For figuring out why an animation isn't working, the Elements panel is also useful. Select the animated element and look at the Computed tab — if your animation properties are being overridden by more specific selectors, they'll show with a strikethrough.

One debugging trick: if an animation seems to run once and then stop instead of repeating, check iteration-count. If it's running but the element snaps back to its original state at the end, you need animation-fill-mode: forwards.

Firefox DevTools has a similar animations panel that's arguably better for inspecting keyframe timing and cubic-bezier curves.

Putting It All Together

CSS animations aren't complicated, but there's enough surface area to the API that having a reference or generator handy is just practical.

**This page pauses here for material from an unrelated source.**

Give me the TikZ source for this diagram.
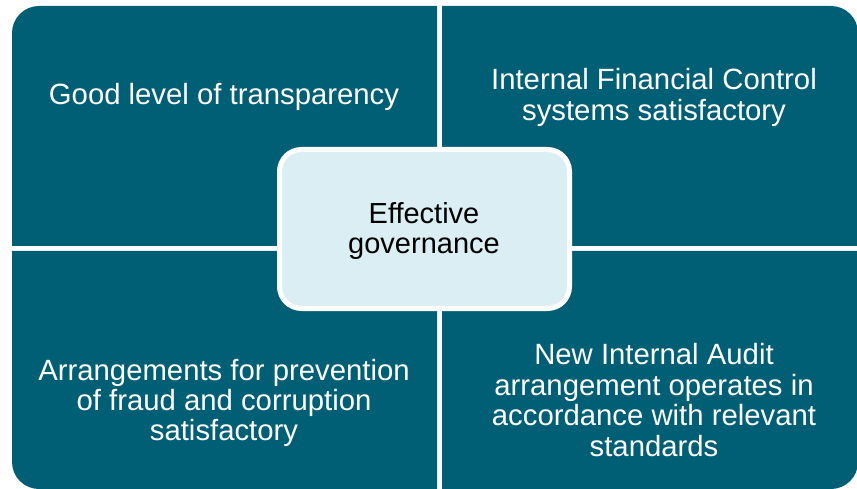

The performance principles are worth internalizing: animate transform and opacity, leave layout properties alone, and use will-change sparingly. And always add a prefers-reduced-motion fallback — it's a few lines of CSS and it matters to real users.

For anything beyond simple UI animations, don't feel like you need to fight CSS to make it work. JavaScript animation libraries exist for good reasons, and using one when it's the right tool is just good engineering.

But for the day-to-day stuff — the entrance effects, the loading indicators, the subtle hover feedback — CSS animations are fast, zero-cost, and more capable than they sometimes get credit for. Get the syntax right once with a generator, understand what you're looking at, and you'll stop reaching for MDN quite so often.